Bringing local neural network power to Android via the GPU
Tue 18 Oct 2016
Anyone who peruses a large enough number of scientific papers about research into Convolutional Neural Networks (CNNs) can almost feel the scientists’ collective frustration at having to offload data analysis to the cloud because the mobile devices in use are underpowered and underspecced. While the world seems set to shed desktop devices as ballast in the mobile age, the advance of small-form device capacities seems set to lag years behind the possibilities that ‘on-board’ CNN could add to the mobile space – both in the consumer and scientific sectors.
When considering the possibilities of small form-factor drones, truly analytical local systems currently burdened with cloud lag, untethered VR and smartwatch applications, smart devices are currently just not smart enough.

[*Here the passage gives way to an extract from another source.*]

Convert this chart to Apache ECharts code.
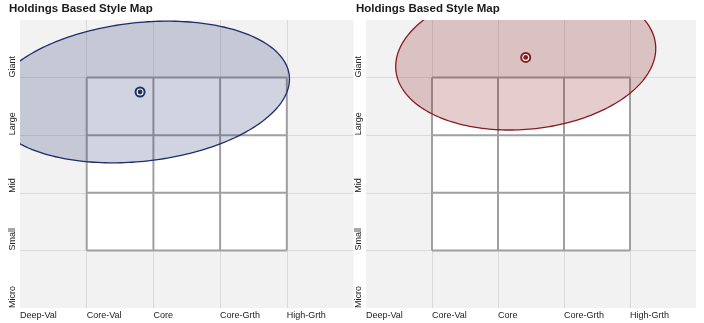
<!DOCTYPE html>
<html>
<head>
<meta charset="utf-8">
<script src="https://cdn.jsdelivr.net/npm/echarts@6/dist/echarts.min.js"></script>
<style>
  html, body { margin: 0; padding: 0; background: #ffffff; }
  #chart { width: 704px; height: 323px; }
</style>
</head>
<body>
<div id="chart"></div>
<script>
// Style axis (left to right) and size axis (bottom to top)
const styleLabels = ['Deep-Val', 'Core-Val', 'Core', 'Core-Grth', 'High-Grth'];
const sizeLabels = ['Micro', 'Small', 'Mid', 'Large', 'Giant'];

// Core region of the map: style index range and size index range
const coreStyleRange = [1, 4];
const coreSizeRange = [1, 4];

// Holdings centroid [style score, size score]
const fundCentroid = [1.80, 3.75];
const peerCentroid = [2.42, 4.35];

// Holdings dispersion: [style spread, size spread, style/size correlation]
const fundSpread = [2.24, 1.23, 0.183];
const peerSpread = [1.97, 1.26, 0.124];

const FONT = '"Liberation Sans", Arial, Helvetica, sans-serif';

const chart = echarts.init(document.getElementById('chart'), null, { renderer: 'canvas' });

function xAxisFor(idx) {
  return {
    gridIndex: idx, type: 'value', min: 0, max: styleLabels.length, interval: 1,
    axisLine: { show: false }, axisTick: { show: false },
    axisLabel: {
      formatter: v => styleLabels[v] || '', align: 'left', margin: 3,
      fontFamily: FONT, fontSize: 9, color: '#222'
    },
    splitLine: { show: true, showMinLine: false, showMaxLine: false, lineStyle: { color: '#dadada', width: 1 } }
  };
}
function yAxisFor(idx) {
  return {
    gridIndex: idx, type: 'value', min: 0, max: sizeLabels.length, interval: 1,
    axisLine: { show: false }, axisTick: { show: false },
    axisLabel: {
      formatter: v => sizeLabels[v] || '', rotate: 90, align: 'left', verticalAlign: 'bottom',
      margin: 3, fontFamily: FONT, fontSize: 9, color: '#222'
    },
    splitLine: { show: true, showMinLine: false, showMaxLine: false, lineStyle: { color: '#dadada', width: 1 } }
  };
}

// White core box with its internal grid
function renderCore(params, api) {
  const children = [];
  const tl = api.coord([coreStyleRange[0], coreSizeRange[1]]);
  const br = api.coord([coreStyleRange[1], coreSizeRange[0]]);
  const line = { stroke: '#a0a0a0', lineWidth: 2 };
  children.push({ type: 'rect', shape: { x: tl[0], y: tl[1], width: br[0] - tl[0], height: br[1] - tl[1] },
    style: { fill: '#ffffff', stroke: null } });
  for (let s = coreStyleRange[0]; s <= coreStyleRange[1]; s++) {
    const a = api.coord([s, coreSizeRange[0]]), b = api.coord([s, coreSizeRange[1]]);
    children.push({ type: 'line', shape: { x1: a[0], y1: a[1], x2: b[0], y2: b[1] }, style: line });
  }
  for (let z = coreSizeRange[0]; z <= coreSizeRange[1]; z++) {
    const a = api.coord([coreStyleRange[0], z]), b = api.coord([coreStyleRange[1], z]);
    children.push({ type: 'line', shape: { x1: a[0], y1: a[1], x2: b[0], y2: b[1] }, style: line });
  }
  return { type: 'group', children };
}

// Dispersion ellipse around the centroid
function ellipseRenderer(fill, stroke) {
  return function (params, api) {
    const cx = api.value(0), cy = api.value(1), sx = api.value(2), sy = api.value(3), rho = api.value(4);
    const k = Math.sqrt(1 - rho * rho);
    const pts = [];
    for (let i = 0; i < 240; i++) {
      const t = i / 240 * Math.PI * 2;
      pts.push(api.coord([cx + sx * Math.cos(t), cy + sy * (rho * Math.cos(t) + k * Math.sin(t))]));
    }
    return { type: 'polygon', shape: { points: pts }, style: { fill, stroke, lineWidth: 1.3 } };
  };
}

// Centroid marker: ring with a centre dot
function markerRenderer(color) {
  return function (params, api) {
    const p = api.coord([api.value(0), api.value(1)]);
    return { type: 'group', children: [
      { type: 'circle', shape: { cx: p[0], cy: p[1], r: 4.5 }, style: { fill: '#ffffff', stroke: color, lineWidth: 2 } },
      { type: 'circle', shape: { cx: p[0], cy: p[1], r: 2.4 }, style: { fill: color } }
    ] };
  };
}

function panelSeries(idx, centroid, spread, fill, stroke) {
  return [
    { type: 'custom', xAxisIndex: idx, yAxisIndex: idx, z: 1, silent: true,
      renderItem: renderCore, data: [[0, 0]] },
    { type: 'custom', xAxisIndex: idx, yAxisIndex: idx, z: 2, silent: true, clip: true,
      renderItem: ellipseRenderer(fill, stroke),
      data: [[centroid[0], centroid[1], spread[0], spread[1], spread[2]]] },
    { type: 'custom', xAxisIndex: idx, yAxisIndex: idx, z: 3, silent: true,
      renderItem: markerRenderer(stroke), data: [centroid] }
  ];
}

const titleStyle = { fontFamily: FONT, fontSize: 11.5, fontWeight: 'bold', color: '#1a1a1a' };

chart.setOption({
  animation: false,
  backgroundColor: '#ffffff',
  title: [
    { text: 'Holdings Based Style Map', left: 9, top: 3, padding: 0, textStyle: titleStyle },
    { text: 'Holdings Based Style Map', left: 356, top: 3, padding: 0, textStyle: titleStyle }
  ],
  grid: [
    { left: 20, top: 20, width: 333.5, height: 288, show: true, backgroundColor: '#f2f2f2', borderWidth: 0 },
    { left: 366, top: 20, width: 330, height: 288, show: true, backgroundColor: '#f2f2f2', borderWidth: 0 }
  ],
  xAxis: [xAxisFor(0), xAxisFor(1)],
  yAxis: [yAxisFor(0), yAxisFor(1)],
  series: [
    ...panelSeries(0, fundCentroid, fundSpread, 'rgba(31,45,107,0.21)', '#1f2d6b'),
    ...panelSeries(1, peerCentroid, peerSpread, 'rgba(130,20,24,0.21)', '#8a1a1e')
  ]
});
</script>
</body>
</html>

In the desktop and server space there already exists a mature ecostructure of libraries and frameworks to take advantage of the agile and powerful chipset capacities of the GPU in service of deep learning. But fundamental architecture differences between desktop/server and mobile GPU hardware makes it hard or impossible to port these frameworks to the mobile space, except in the most abstract or feature-limited way: Caffe has an Android library; Torch likewise; and there are dedicated mobile CNN projects such as this Python-based Android framework and a facial-recognition repository facilitating local mobile CNNs.
However, none of these few offerings are able to leverage a mobile device’s formidable graphics processing capabilities; all are limited to the CPU.

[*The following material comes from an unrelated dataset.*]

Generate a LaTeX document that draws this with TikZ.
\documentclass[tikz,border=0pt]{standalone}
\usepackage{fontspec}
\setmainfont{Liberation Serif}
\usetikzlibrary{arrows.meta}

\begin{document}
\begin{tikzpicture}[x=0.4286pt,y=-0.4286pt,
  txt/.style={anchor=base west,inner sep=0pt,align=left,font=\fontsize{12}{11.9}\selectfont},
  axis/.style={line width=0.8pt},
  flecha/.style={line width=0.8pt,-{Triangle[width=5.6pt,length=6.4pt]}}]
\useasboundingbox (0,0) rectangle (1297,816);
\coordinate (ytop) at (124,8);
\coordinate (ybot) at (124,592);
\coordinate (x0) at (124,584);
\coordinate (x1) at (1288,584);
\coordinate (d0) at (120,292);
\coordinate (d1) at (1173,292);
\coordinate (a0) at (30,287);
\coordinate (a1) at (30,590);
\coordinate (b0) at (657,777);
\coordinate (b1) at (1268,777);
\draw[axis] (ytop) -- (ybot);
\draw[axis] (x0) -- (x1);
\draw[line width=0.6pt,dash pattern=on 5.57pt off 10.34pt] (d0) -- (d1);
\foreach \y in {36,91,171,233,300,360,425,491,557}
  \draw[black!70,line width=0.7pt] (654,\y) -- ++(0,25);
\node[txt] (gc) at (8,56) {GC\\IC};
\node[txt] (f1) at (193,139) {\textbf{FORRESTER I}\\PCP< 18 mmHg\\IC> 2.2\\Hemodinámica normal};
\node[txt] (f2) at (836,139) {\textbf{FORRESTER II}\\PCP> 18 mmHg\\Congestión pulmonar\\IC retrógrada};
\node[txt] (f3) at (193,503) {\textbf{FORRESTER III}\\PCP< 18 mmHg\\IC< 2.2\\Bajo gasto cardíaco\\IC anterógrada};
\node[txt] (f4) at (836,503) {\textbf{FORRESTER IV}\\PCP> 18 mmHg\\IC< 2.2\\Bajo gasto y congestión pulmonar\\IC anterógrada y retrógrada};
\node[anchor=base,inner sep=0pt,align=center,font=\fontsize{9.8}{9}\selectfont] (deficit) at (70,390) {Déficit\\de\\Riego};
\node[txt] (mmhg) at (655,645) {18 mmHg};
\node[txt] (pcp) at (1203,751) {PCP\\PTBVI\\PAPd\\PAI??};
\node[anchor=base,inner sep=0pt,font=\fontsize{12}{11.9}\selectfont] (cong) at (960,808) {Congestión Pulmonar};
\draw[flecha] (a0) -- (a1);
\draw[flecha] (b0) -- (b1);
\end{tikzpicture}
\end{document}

Now researchers from Tehran and California have developed a mobile CNN library capable of increasing the speed of local deep learning algorithms, achieving 60 times the current available speed with an energy-saving factor of 130% over analogous setups on current mobile devices.

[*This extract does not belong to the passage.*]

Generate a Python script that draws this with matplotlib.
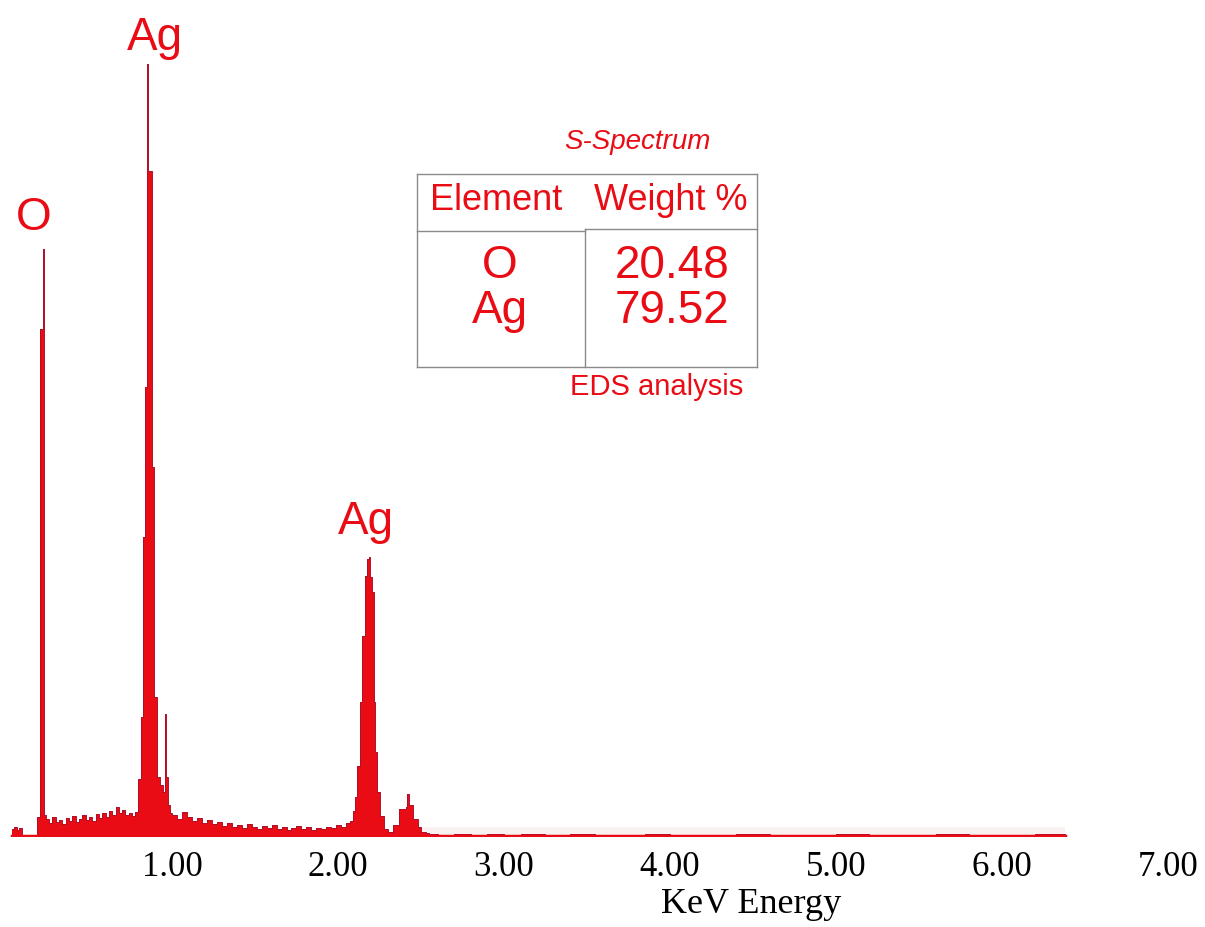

The library is called CNNdroid, an open-source GPU-accelerated resource which supports nearly all CNN layer types, provides compatibility with CNN models trained on tethered desktop environments such as Theano, and can be configured within the Android operating system without the need for any additional software, containers or interpreters.
The researchers evaluated CNNdroid on two devices – the Samsung Galaxy Note 4 and the HTC One M9. Interestingly one test, for AlexNet, demonstrated that the Galaxy Note 4 performed 30% higher than the HTC device, and, in light of recent events at the Samsung mobile camp, the paper’s comments on this are interesting: ‘This can be either the result of lower GPU frequency of HTC One M9 or its aggressive throttling policy in order to prevent overheating issues in long runtimes.’
The trained CNN model is transferred to the mobile device via an SD card, with CNN layers kept selectively in RAM in order to optimise performance. Limits on RAM usage are themselves restricted by Android 5’s prescriptions, which will not allocate more than 512mb to an app.
CNNdroid utilises a modern mobile GPU’s Shader Cores, which are composed of parallel Arithmetic Logic Units (ALUs) which can execute two 64-bit operations simultaneously. However, the setup must operate without an analogous desktop version’s advantage of shared memory in thread blocks, and Android’s RenderScript parallel computing platform does not offer thread synchronisation. But even without the advantage of Nvidia’s CUDA framework, CNNdroid seems an impressive advance that at least attempts to resolve a current conflict between two technological trends.